Issue (i): Whether the bus body-building transactions were contracts of sale of goods or contracts for work and labour.
Analysis: The statutory definition of sale in section 2(t) of the Mysore Sales Tax Act, 1957 includes transfer of property in goods, including goods involved in execution of works contract, but the State's power under Entry 54 of List II of the Seventh Schedule to the Constitution of India extends only to taxes on sale or purchase of goods. The transactions involved construction of bodies on chassis supplied by customers, on an indivisible basis, with the chassis remaining the customer's property and the materials added by the contractor becoming part of the chassis by accession. The body was not sold as a completed chattel; the essence of the bargain was improvement of the customer's chassis through labour and materials used on it.
Conclusion: The transactions were contracts for work and labour and not sales of goods.
Issue (ii): Whether any part of the turnover attributable to work and labour could be exempted from sales tax.
Analysis: The transactions were found to be indivisible contracts for work and labour, not separable into distinct agreements for sale of materials and for labour. Since the taxable event under the Act is sale of goods and the work executed on customers' chassis did not amount to a sale, the turnover relating to such contracts could not be split for taxation on a supposed sale element. The definition of works contract in section 2(w) and the turnover provision in section 2(v)(i) could not enlarge the State's competence beyond what the Constitution permits.

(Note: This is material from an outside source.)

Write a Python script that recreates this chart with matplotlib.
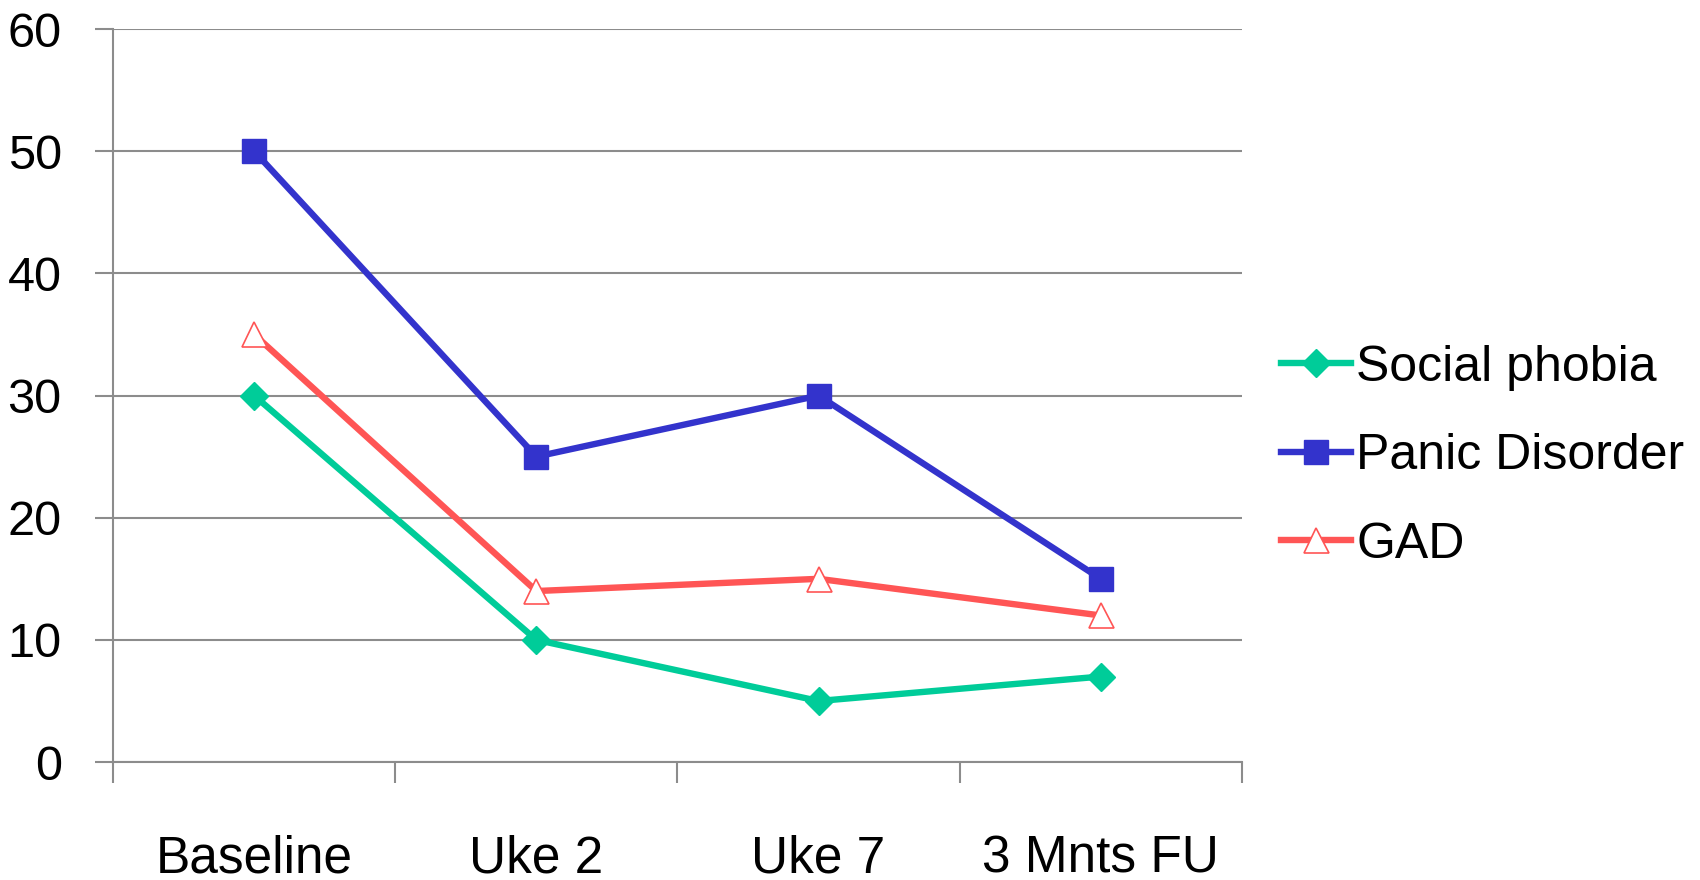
import matplotlib
matplotlib.use("Agg")
import matplotlib.pyplot as plt
from matplotlib.ticker import FixedLocator

categories = ["Baseline", "Uke 2", "Uke 7", "3 Mnts FU"]
social_phobia = [30, 10, 5, 7]
panic_disorder = [50, 25, 30, 15]
gad = [35, 14, 15, 12]
y_ticks = [0, 10, 20, 30, 40, 50, 60]

plt.rcParams['font.family'] = ['Liberation Sans', 'DejaVu Sans']

fig = plt.figure(figsize=(17, 8.8), dpi=100)
ax = fig.add_axes([0.0665, 0.134, 0.664, 0.833])

x = list(range(len(categories)))
grid_col = "#8c8c8c"

ax.plot(x, social_phobia, color="#00cc99", lw=4.6, marker="D",
        markersize=14, label="Social phobia", zorder=3)
ax.plot(x, panic_disorder, color="#3333cc", lw=4.6, marker="s",
        markersize=17, label="Panic Disorder", zorder=3)
ax.plot(x, gad, color="#ff5555", lw=4.6, marker="^", markersize=18,
        markerfacecolor="white", markeredgecolor="#ff5555",
        markeredgewidth=1.2, label="GAD", zorder=3)

ax.set_xlim(-0.5, len(categories) - 0.5)
ax.set_ylim(0, 60)
ax.set_yticks(y_ticks)
ax.set_yticklabels([str(v) for v in y_ticks])
ax.set_xticks(x)
ax.set_xticklabels(categories)
ax.xaxis.set_minor_locator(FixedLocator([i - 0.5 for i in range(len(categories) + 1)]))

ax.tick_params(axis="x", which="major", length=0, pad=52, labelsize=37)
ax.tick_params(axis="x", which="minor", length=15, width=1.5, color=grid_col)
ax.tick_params(axis="y", length=13, width=1.5, color=grid_col, pad=24, labelsize=35)

ax.yaxis.grid(True, color=grid_col, lw=1.5)
ax.set_axisbelow(True)
for s in ["top", "right"]:
    ax.spines[s].set_visible(False)
for s in ["left", "bottom"]:
    ax.spines[s].set_color(grid_col)
    ax.spines[s].set_linewidth(1.5)

ax.legend(loc="center left", bbox_to_anchor=(0.995, 0.417), frameon=False,
          fontsize=36, handlelength=1.4, handletextpad=0.1, labelspacing=0.85)

fig.savefig("out.png", dpi=100)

Conclusion: The assessees were entitled to exclusion of the entire disputed turnover from sales tax.
Issue (iii): Whether sales tax could be levied at a rate higher than that contemplated by section 5(1) of the Mysore Sales Tax Act, 1957.
Analysis: Once the disputed transactions were held not to be sales of goods, the question of applying the general rate under section 5(1) did not arise. The goods used in constructing bus bodies were treated as accretions to the chassis and not as separately taxable sales. The attempted assessment of the turnover under the general charging provision could not be sustained.
Conclusion: The levy of sales tax at the higher rate on the disputed turnovers was not sustainable.
Final Conclusion: The appeals and revision petitions succeeded, and the assessment orders were set aside.
Ratio Decidendi: Where a contractor builds and fits a body on a chassis supplied by the customer under an indivisible arrangement, and the materials used become part of the customer's property by accession, the transaction is a works contract and not a sale of goods for purposes of sales tax.